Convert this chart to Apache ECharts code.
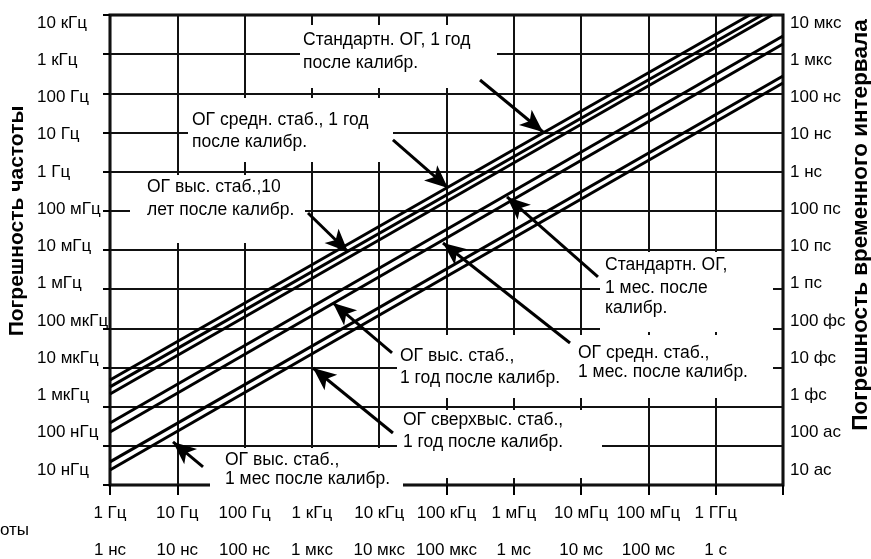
<!DOCTYPE html>
<html><head><meta charset="utf-8">
<script src="https://cdn.jsdelivr.net/npm/echarts@6/dist/echarts.min.js"></script>
<style>html,body{margin:0;padding:0;background:#fff}#c{width:871px;height:559px}</style>
</head><body><div id="c"></div>
<script>
// ---- tick labels ----
const freqTickLabels = ['1 Гц','10 Гц','100 Гц','1 кГц','10 кГц','100 кГц','1 мГц','10 мГц','100 мГц','1 ГГц',''];
const timeTickLabels = ['1 нс','10 нс','100 нс','1 мкс','10 мкс','100 мкс','1 мс','10 мс','100 мс','1 с',''];
const freqErrLabels = ['10 нГц','100 нГц','1 мкГц','10 мкГц','100 мкГц','1 мГц','10 мГц','100 мГц','1 Гц','10 Гц','100 Гц','1 кГц','10 кГц'];
const timeErrLabels = ['10 ас','100 ас','1 фс','10 фс','100 фс','1 пс','10 пс','100 пс','1 нс','10 нс','100 нс','1 мкс','10 мкс'];

// ---- accuracy lines: [frequency Hz, frequency error Hz] end points ----
const topLine1 = [[1, 4.8e-6], [3.2e9, 1e4]];
const topLine2 = [[1, 3.2e-6], [4.9e9, 1e4]];
const topLine3 = [[1, 2.1e-6], [6.9e9, 1e4]];
const midLine1 = [[1, 3.84e-7], [1e10, 2910]];
const midLine2 = [[1, 2.26e-7], [1e10, 1820]];
const lowLine1 = [[1, 3.89e-8], [1e10, 277]];
const lowLine2 = [[1, 2.42e-8], [1e10, 184]];

// ---- annotation texts ----
const noteStd1yr   = ['Стандартн. ОГ, 1 год', 'после калибр.'];
const noteMid1yr   = ['ОГ средн. стаб., 1 год', 'после калибр.'];
const noteHigh10yr = ['ОГ выс. стаб.,10', 'лет после калибр.'];
const noteStd1mo   = ['Стандартн. ОГ,', '1 мес. после', 'калибр.'];
const noteMid1mo   = ['ОГ средн. стаб.,', '1 мес. после калибр.'];
const noteHigh1yr  = ['ОГ выс. стаб.,', '1 год после калибр.'];
const noteUltra1yr = ['ОГ сверхвыс. стаб.,', '1 год после калибр.'];
const noteHigh1mo  = ['ОГ выс. стаб.,', '1 мес после калибр.'];

// ---- arrows: [tail, tip] in data units ----
const arrowStd1yr   = [[3.15e5, 219], [2.72e6, 10.3]];
const arrowMid1yr   = [[1.6e4, 6.44], [1.05e5, 0.383]];
const arrowHigh10yr = [[875, 0.0881], [3440, 0.00889]];
const arrowStd1mo   = [[1.78e7, 0.00205], [7.93e5, 0.226]];
const arrowMid1mo   = [[6.84e6, 4.23e-5], [8.87e4, 0.0151]];
const arrowHigh1yr  = [[1.55e4, 2.35e-5], [2.06e3, 4.44e-4]];
const arrowUltra1yr = [[1.6e4, 2.13e-7], [1.04e3, 9.7e-6]];
const arrowHigh1mo  = [[24.1, 2.89e-8], [8.63, 1.26e-7]];

const FONT = '"Liberation Sans", Arial, sans-serif';
const lbl = (arr, offset) => v => { const i = Math.round(Math.log10(v)) + offset; return arr[i] !== undefined ? arr[i] : ''; };

const chart = echarts.init(document.getElementById('c'), null, {renderer: 'canvas'});

const lineSeries = (name, data) => ({
  name, type: 'line', xAxisIndex: 0, yAxisIndex: 0, data,
  symbol: 'none', showSymbol: false, silent: true, clip: true,
  lineStyle: {color: '#000', width: 3}, z: 3
});

const arrows = [arrowStd1yr, arrowMid1yr, arrowHigh10yr, arrowStd1mo, arrowMid1mo, arrowHigh1yr, arrowUltra1yr, arrowHigh1mo];

function textLines(lines, x, ys, size) {
  return lines.map((t, i) => ({
    type: 'text', x: x, y: ys[i], z: 5,
    style: {text: t, font: (size || 17.5) + 'px ' + FONT, fill: '#000', align: 'left', verticalAlign: 'middle'}
  }));
}
function box(x, y, w, h) {
  return {type: 'rect', shape: {x: x, y: y, width: w, height: h}, z: 1, style: {fill: '#fff'}};
}

const axisFont = {fontSize: 17, fontFamily: FONT, color: '#000'};

const option = {
  backgroundColor: '#fff',
  animation: false,
  grid: [
    {left: 110, top: 15, width: 673, height: 470, show: true, borderColor: '#000', borderWidth: 3, backgroundColor: 'transparent', outerBoundsMode: 'none', containLabel: false},
    {left: 110, top: 23, width: 673, height: 447, outerBoundsMode: 'none', containLabel: false}
  ],
  xAxis: [
    {gridIndex: 0, type: 'log', logBase: 10, min: 1, max: 1e10, interval: 1, position: 'bottom',
      axisLine: {show: false}, axisTick: {show: true, inside: false, length: 10, lineStyle: {color: '#000', width: 2}},
      minorTick: {show: false}, minorSplitLine: {show: false},
      axisLabel: Object.assign({margin: 20, showMinLabel: true, showMaxLabel: true, formatter: lbl(freqTickLabels, 0)}, axisFont),
      splitLine: {show: true, lineStyle: {color: '#111', width: 2}}},
    {gridIndex: 0, type: 'log', logBase: 10, min: 1, max: 1e10, interval: 1, position: 'bottom', offset: 37,
      axisLine: {show: false}, axisTick: {show: false}, splitLine: {show: false},
      axisLabel: Object.assign({margin: 20, showMinLabel: true, showMaxLabel: true, formatter: lbl(timeTickLabels, 0)}, axisFont)},
    {gridIndex: 1, type: 'log', logBase: 10, min: 1, max: 1e10, show: false}
  ],
  yAxis: [
    {gridIndex: 0, type: 'log', logBase: 10, min: 1e-8, max: 1e4, interval: 1, position: 'left',
      axisLine: {show: false}, axisTick: {show: true, inside: false, length: 7, lineStyle: {color: '#000', width: 2}},
      axisLabel: {show: false}, minorTick: {show: false},
      splitLine: {show: true, lineStyle: {color: '#111', width: 2}}},
    {gridIndex: 0, type: 'log', logBase: 10, min: 1e-8, max: 1e4, interval: 1, position: 'right',
      axisLine: {show: false}, axisTick: {show: false}, axisLabel: {show: false}, splitLine: {show: false}},
    {gridIndex: 1, type: 'log', logBase: 10, min: 1e-8, max: 1e4, interval: 1, position: 'left',
      axisLine: {show: false}, axisTick: {show: false}, splitLine: {show: false},
      axisLabel: Object.assign({margin: 73, align: 'left', showMinLabel: true, showMaxLabel: true, formatter: lbl(freqErrLabels, 8)}, axisFont)},
    {gridIndex: 1, type: 'log', logBase: 10, min: 1e-8, max: 1e4, interval: 1, position: 'right',
      axisLine: {show: false}, axisTick: {show: false}, splitLine: {show: false},
      axisLabel: Object.assign({margin: 7, align: 'left', showMinLabel: true, showMaxLabel: true, formatter: lbl(timeErrLabels, 8)}, axisFont)}
  ],
  series: [
    lineSeries('Стандартн. ОГ, 1 год', topLine1),
    lineSeries('ОГ средн. стаб., 1 год', topLine2),
    lineSeries('ОГ выс. стаб., 10 лет', topLine3),
    lineSeries('Стандартн. ОГ, 1 мес.', midLine1),
    lineSeries('ОГ средн. стаб., 1 мес. / ОГ выс. стаб., 1 год', midLine2),
    lineSeries('ОГ сверхвыс. стаб., 1 год', lowLine1),
    lineSeries('ОГ выс. стаб., 1 мес', lowLine2),
    {
      name: 'arrows', type: 'line', xAxisIndex: 0, yAxisIndex: 0, data: [], silent: true, z: 4,
      markLine: {
        silent: true, animation: false,
        symbol: ['none', 'arrow'], symbolSize: [15, 23],
        label: {show: false}, emphasis: {disabled: true},
        lineStyle: {color: '#000', width: 3, type: 'solid'},
        data: arrows.map(a => [{coord: a[0]}, {coord: a[1]}])
      }
    }
  ],
  graphic: [
    box(300, 25, 197, 63),
    box(188, 98, 205, 64),
    box(130, 175, 175, 68),
    box(600, 252, 173, 80),
    box(575, 335, 198, 63),
    box(397, 335, 178, 63),
    box(397, 410, 205, 68),
    box(210, 448, 193, 49),
    ...textLines(noteStd1yr, 303, [40, 63]),
    ...textLines(noteMid1yr, 192, [120, 142]),
    ...textLines(noteHigh10yr, 147, [187, 210]),
    ...textLines(noteStd1mo, 605, [265, 288, 308]),
    ...textLines(noteMid1mo, 578, [353, 372]),
    ...textLines(noteHigh1yr, 400, [356, 378]),
    ...textLines(noteUltra1yr, 403, [420, 442]),
    ...textLines(noteHigh1mo, 225, [460, 479]),
    {type: 'text', x: 17, y: 221, rotation: Math.PI / 2, z: 5,
      style: {text: 'Погрешность частоты', font: 'bold 21px ' + FONT, fill: '#000', align: 'center', verticalAlign: 'middle'}},
    {type: 'text', x: 861, y: 225, rotation: Math.PI / 2, z: 5,
      style: {text: 'Погрешность временного интервала', font: 'bold 22.5px ' + FONT, fill: '#000', align: 'center', verticalAlign: 'middle'}},
    {type: 'text', x: 0, y: 530, z: 5,
      style: {text: 'оты', font: '17px ' + FONT, fill: '#000', align: 'left', verticalAlign: 'middle'}}
  ]
};
chart.setOption(option);
</script>
</body></html>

- [WHAT THE TASK REQUIRES]:
Your task is to reproduce exactly the lines from the start of the data above through the line containing "мес после калибр.'];", leaving every picture out.

- [ANSWER TO THE EXERCISE]:
Convert this chart to Apache ECharts code.
<!DOCTYPE html>
<html><head><meta charset="utf-8">
<script src="https://cdn.jsdelivr.net/npm/echarts@6/dist/echarts.min.js"></script>
<style>html,body{margin:0;padding:0;background:#fff}#c{width:871px;height:559px}</style>
</head><body><div id="c"></div>
<script>
// ---- tick labels ----
const freqTickLabels = ['1 Гц','10 Гц','100 Гц','1 кГц','10 кГц','100 кГц','1 мГц','10 мГц','100 мГц','1 ГГц',''];
const timeTickLabels = ['1 нс','10 нс','100 нс','1 мкс','10 мкс','100 мкс','1 мс','10 мс','100 мс','1 с',''];
const freqErrLabels = ['10 нГц','100 нГц','1 мкГц','10 мкГц','100 мкГц','1 мГц','10 мГц','100 мГц','1 Гц','10 Гц','100 Гц','1 кГц','10 кГц'];
const timeErrLabels = ['10 ас','100 ас','1 фс','10 фс','100 фс','1 пс','10 пс','100 пс','1 нс','10 нс','100 нс','1 мкс','10 мкс'];

// ---- accuracy lines: [frequency Hz, frequency error Hz] end points ----
const topLine1 = [[1, 4.8e-6], [3.2e9, 1e4]];
const topLine2 = [[1, 3.2e-6], [4.9e9, 1e4]];
const topLine3 = [[1, 2.1e-6], [6.9e9, 1e4]];
const midLine1 = [[1, 3.84e-7], [1e10, 2910]];
const midLine2 = [[1, 2.26e-7], [1e10, 1820]];
const lowLine1 = [[1, 3.89e-8], [1e10, 277]];
const lowLine2 = [[1, 2.42e-8], [1e10, 184]];

// ---- annotation texts ----
const noteStd1yr   = ['Стандартн. ОГ, 1 год', 'после калибр.'];
const noteMid1yr   = ['ОГ средн. стаб., 1 год', 'после калибр.'];
const noteHigh10yr = ['ОГ выс. стаб.,10', 'лет после калибр.'];
const noteStd1mo   = ['Стандартн. ОГ,', '1 мес. после', 'калибр.'];
const noteMid1mo   = ['ОГ средн. стаб.,', '1 мес. после калибр.'];
const noteHigh1yr  = ['ОГ выс. стаб.,', '1 год после калибр.'];
const noteUltra1yr = ['ОГ сверхвыс. стаб.,', '1 год после калибр.'];
const noteHigh1mo  = ['ОГ выс. стаб.,', '1 мес после калибр.'];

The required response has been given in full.